## WHAT NEEDS TO BE DONE:
Using the listing below, give again exactly the lines from the line with "Rebuild this chart" to the line with "ax = fig.add_axes([0.0927, 0.0844, 0.858", inclusive, without the pictures.
◇ ◇ ◇ ◇
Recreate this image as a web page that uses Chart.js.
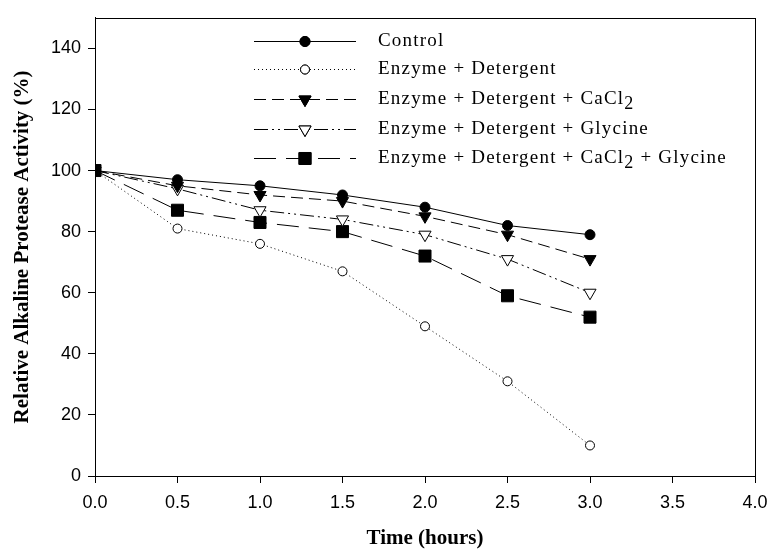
<!DOCTYPE html>
<html>
<head>
<meta charset="utf-8">
<script src="https://cdn.jsdelivr.net/npm/chart.js@4/dist/chart.umd.min.js"></script>
<style>
  html, body { margin: 0; padding: 0; background: #fff; }
  #wrap { width: 769px; height: 551px; }
</style>
</head>
<body>
<div id="wrap"><canvas id="chart"></canvas></div>
<script>
// Time (hours) and relative activity (%) per treatment
const hours = [0, 0.5, 1.0, 1.5, 2.0, 2.5, 3.0];
const control = [100, 97, 95, 92, 88, 82, 79];
const detergent = [100, 81, 76, 67, 49, 31, 10];
const detCaCl2 = [100, 95, 92, 90, 85, 79, 71];
const detGlycine = [100, 94, 87, 84, 79, 71, 60];
const detCaCl2Glycine = [100, 87, 83, 80, 72, 59, 52];

const seriesLabels = [
  'Control',
  'Enzyme + Detergent',
  'Enzyme + Detergent + CaCl2',
  'Enzyme + Detergent + Glycine',
  'Enzyme + Detergent + CaCl2 + Glycine'
];

const BLACK = '#000';
const SERIF = '"Liberation Serif", "Times New Roman", serif';
const SANS = '"Liberation Sans", Arial, sans-serif';

function pts(values) {
  return values.map((v, i) => ({ x: hours[i], y: v }));
}

const styles = [
  { dash: [], pointStyle: 'circle', radius: 5, fill: BLACK, rotation: 0 },
  { dash: [1, 3], pointStyle: 'circle', radius: 4.5, fill: '#fff', rotation: 0 },
  { dash: [12, 6], pointStyle: 'triangle', radius: 7, fill: BLACK, rotation: 180 },
  { dash: [14, 4, 2, 4, 2, 4], pointStyle: 'triangle', radius: 7, fill: '#fff', rotation: 180 },
  { dash: [22, 10], pointStyle: 'rect', radius: 8.5, fill: BLACK, rotation: 0 }
];

const seriesData = [control, detergent, detCaCl2, detGlycine, detCaCl2Glycine];

const datasets = seriesData.map((vals, i) => ({
  label: seriesLabels[i],
  data: pts(vals),
  borderColor: BLACK,
  borderWidth: 1,
  borderDash: styles[i].dash,
  pointStyle: styles[i].pointStyle,
  pointRadius: styles[i].radius,
  pointRotation: styles[i].rotation,
  pointBackgroundColor: styles[i].fill,
  pointBorderColor: BLACK,
  pointBorderWidth: 1,
  tension: 0,
  fill: false
}));

// box around plot area
const frame = {
  id: 'frame',
  afterDraw(chart) {
    const a = chart.chartArea, ctx = chart.ctx;
    ctx.save();
    ctx.strokeStyle = BLACK;
    ctx.lineWidth = 1;
    ctx.strokeRect(Math.round(a.left) + 0.5, Math.round(a.top) + 0.5,
      Math.round(a.right - a.left), Math.round(a.bottom - a.top));
    ctx.restore();
  }
};

// legend with line samples and subscripted CaCl2
const legendRows = [41, 69, 99, 129, 158];
const customLegend = {
  id: 'customLegend',
  afterDraw(chart) {
    const ctx = chart.ctx;
    const x0 = 254, x1 = 356, xm = 305, tx = 378;
    ctx.save();
    chart.data.datasets.forEach((ds, i) => {
      const y = legendRows[i] + 0.5;
      ctx.strokeStyle = BLACK;
      ctx.lineWidth = 1;
      ctx.setLineDash(ds.borderDash);
      ctx.beginPath();
      ctx.moveTo(x0, y);
      ctx.lineTo(x1, y);
      ctx.stroke();
      ctx.setLineDash([]);
      ctx.fillStyle = ds.pointBackgroundColor;
      Chart.helpers.drawPoint(ctx, {
        pointStyle: ds.pointStyle,
        radius: ds.pointRadius,
        rotation: ds.pointRotation,
        borderWidth: 1
      }, xm, y);
      ctx.fill();
      ctx.stroke();

      // text, with the 2 of CaCl2 as subscript
      ctx.fillStyle = BLACK;
      ctx.textBaseline = 'middle';
      ctx.textAlign = 'left';
      ctx.letterSpacing = '1.2px';
      const parts = ds.label.split('CaCl2');
      let x = tx;
      parts.forEach((p, k) => {
        ctx.font = '19px ' + SERIF;
        ctx.fillText(p, x, y);
        x += ctx.measureText(p).width;
        if (k < parts.length - 1) {
          ctx.fillText('CaCl', x, y);
          x += ctx.measureText('CaCl').width;
          ctx.font = '18px ' + SERIF;
          ctx.fillText('2', x, y + 5);
          x += ctx.measureText('2').width;
        }
      });
      ctx.letterSpacing = '0px';
    });
    ctx.restore();
  }
};

new Chart(document.getElementById('chart'), {
  type: 'line',
  data: { datasets },
  plugins: [frame, customLegend],
  options: {
    responsive: true,
    maintainAspectRatio: false,
    animation: false,
    layout: { padding: { top: 14, right: 0, bottom: 0, left: 0 } },
    plugins: {
      legend: { display: false },
      tooltip: { enabled: false }
    },
    scales: {
      x: {
        type: 'linear',
        min: 0,
        max: 4,
        afterFit: s => { s.height = 75; s.paddingRight = 14; },
        ticks: {
          stepSize: 0.5,
          color: BLACK,
          padding: 9,
          maxRotation: 0,
          font: { family: SANS, size: 18 },
          callback: v => v.toFixed(1)
        },
        grid: { drawOnChartArea: false, drawTicks: true, tickLength: 7, color: BLACK },
        border: { display: true, color: BLACK, width: 1 },
        title: {
          display: true,
          text: 'Time (hours)',
          color: BLACK,
          padding: { top: 0, bottom: 0 },
          font: { family: SERIF, size: 21, weight: 'bold' }
        }
      },
      y: {
        min: 0,
        max: 150,
        afterFit: s => { s.width = 95; },
        afterBuildTicks: s => { s.ticks = s.ticks.filter(t => t.value <= 140); },
        ticks: {
          stepSize: 20,
          color: BLACK,
          padding: 7,
          font: { family: SANS, size: 18 }
        },
        grid: { drawOnChartArea: false, drawTicks: true, tickLength: 7, color: BLACK },
        border: { display: true, color: BLACK, width: 1 },
        title: {
          display: true,
          text: 'Relative Alkaline Protease Activity (%)',
          color: BLACK,
          padding: { top: 10, bottom: 0 },
          font: { family: SERIF, size: 21, weight: 'bold' }
        }
      }
    }
  }
});
</script>
</body>
</html>
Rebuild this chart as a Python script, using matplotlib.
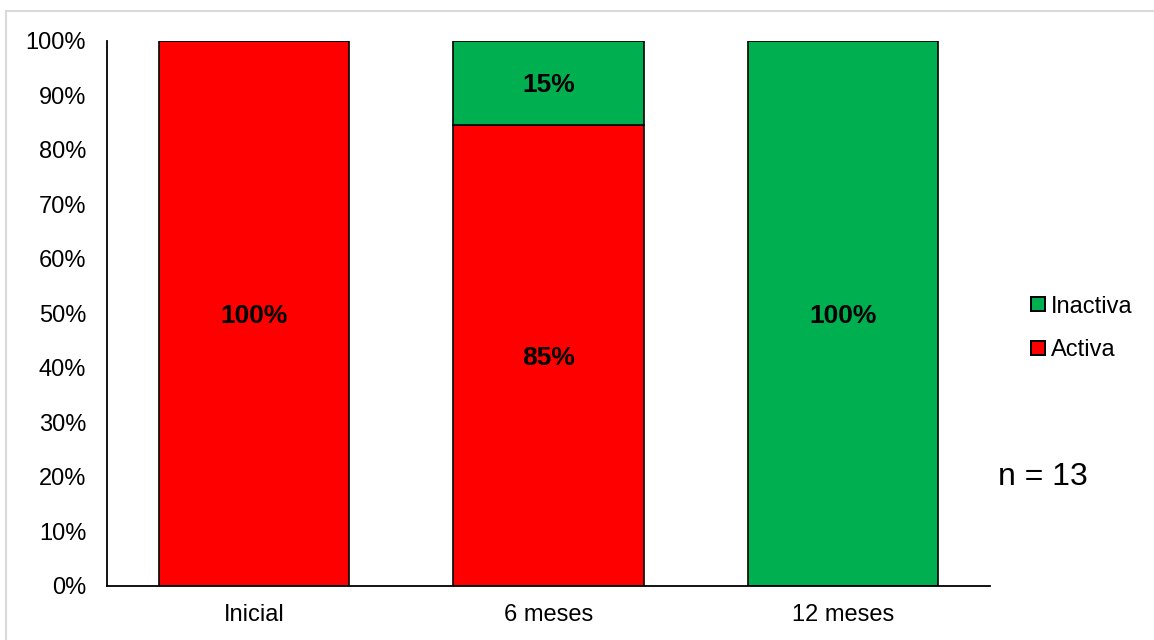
import matplotlib
matplotlib.use("Agg")
import matplotlib.pyplot as plt
from matplotlib.lines import Line2D
from matplotlib.ticker import MultipleLocator, FuncFormatter

plt.rcParams['font.family'] = ['Liberation Sans', 'DejaVu Sans']

# Patients per state at each follow-up visit (n = 13)
categories = ["Inicial", "6 meses", "12 meses"]
n_total = 13
activa = [13, 11, 0]
inactiva = [0, 2, 13]
series_names = ["Activa", "Inactiva"]

pct_activa = [v / n_total * 100 for v in activa]
pct_inactiva = [v / n_total * 100 for v in inactiva]

red = "#FF0000"
green = "#00B050"

fig = plt.figure(figsize=(11.54, 6.4), dpi=100)
ax = fig.add_axes([0.0927, 0.0844, 0.858 - 0.0927, 0.936 - 0.0844])

x = list(range(len(categories)))
bw = 0.646
ax.bar(x, pct_activa, width=bw, color=red, edgecolor="black", linewidth=1.2, zorder=2)
ax.bar(x, pct_inactiva, width=bw, bottom=pct_activa, color=green,
       edgecolor="black", linewidth=1.2, zorder=2)

for i in x:
    for base, val in ((0, pct_activa[i]), (pct_activa[i], pct_inactiva[i])):
        if val > 0:
            ax.text(i, base + val / 2, f"{val:.0f}%", ha="center", va="center_baseline",
                    fontsize=19, fontweight="bold", color="black", zorder=3)

ax.set_xlim(-0.5, 2.5)
ax.set_ylim(0, 100)
ax.yaxis.set_major_locator(MultipleLocator(10))
ax.yaxis.set_major_formatter(FuncFormatter(lambda v, p: f"{v:.0f}%"))
ax.set_xticks(x)
ax.set_xticklabels(categories)
ax.tick_params(axis="both", length=0, labelsize=17)
ax.tick_params(axis="y", pad=15)
ax.tick_params(axis="x", pad=13)

for s in ("top", "right"):
    ax.spines[s].set_visible(False)
for s in ("left", "bottom"):
    ax.spines[s].set_linewidth(1.3)
    ax.spines[s].set_color("black")

handles = [
    Line2D([], [], marker="s", linestyle="none", markersize=9.5, markerfacecolor=green,
           markeredgecolor="black", markeredgewidth=1.4, label=series_names[1]),
    Line2D([], [], marker="s", linestyle="none", markersize=9.5, markerfacecolor=red,
           markeredgecolor="black", markeredgewidth=1.4, label=series_names[0]),
]
fig.legend(handles=handles, loc="center left", bbox_to_anchor=(0.884, 0.487),
           frameon=False, fontsize=17, handletextpad=0.2, labelspacing=0.9,
           borderaxespad=0, handlelength=0.7)

fig.text(1043 / 1154, 1 - 477 / 640, f"n = {n_total}", ha="center", va="center", fontsize=23)

# light frame around the chart area
fig.add_artist(Line2D([6 / 1154, 6 / 1154], [0, 1 - 11 / 640], transform=fig.transFigure,
                      color="#D9D9D9", linewidth=1.5))
fig.add_artist(Line2D([6 / 1154, 1], [1 - 11 / 640, 1 - 11 / 640], transform=fig.transFigure,
                      color="#D9D9D9", linewidth=1.5))

fig.savefig("out.png", dpi=100, facecolor="white")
◇ ◇ ◇ ◇
## CORRECT RESULT:
Rebuild this chart as a Python script, using matplotlib.
import matplotlib
matplotlib.use("Agg")
import matplotlib.pyplot as plt
from matplotlib.lines import Line2D
from matplotlib.ticker import MultipleLocator, FuncFormatter

plt.rcParams['font.family'] = ['Liberation Sans', 'DejaVu Sans']

# Patients per state at each follow-up visit (n = 13)
categories = ["Inicial", "6 meses", "12 meses"]
n_total = 13
activa = [13, 11, 0]
inactiva = [0, 2, 13]
series_names = ["Activa", "Inactiva"]

pct_activa = [v / n_total * 100 for v in activa]
pct_inactiva = [v / n_total * 100 for v in inactiva]

red = "#FF0000"
green = "#00B050"

fig = plt.figure(figsize=(11.54, 6.4), dpi=100)
ax = fig.add_axes([0.0927, 0.0844, 0.858 - 0.0927, 0.936 - 0.0844])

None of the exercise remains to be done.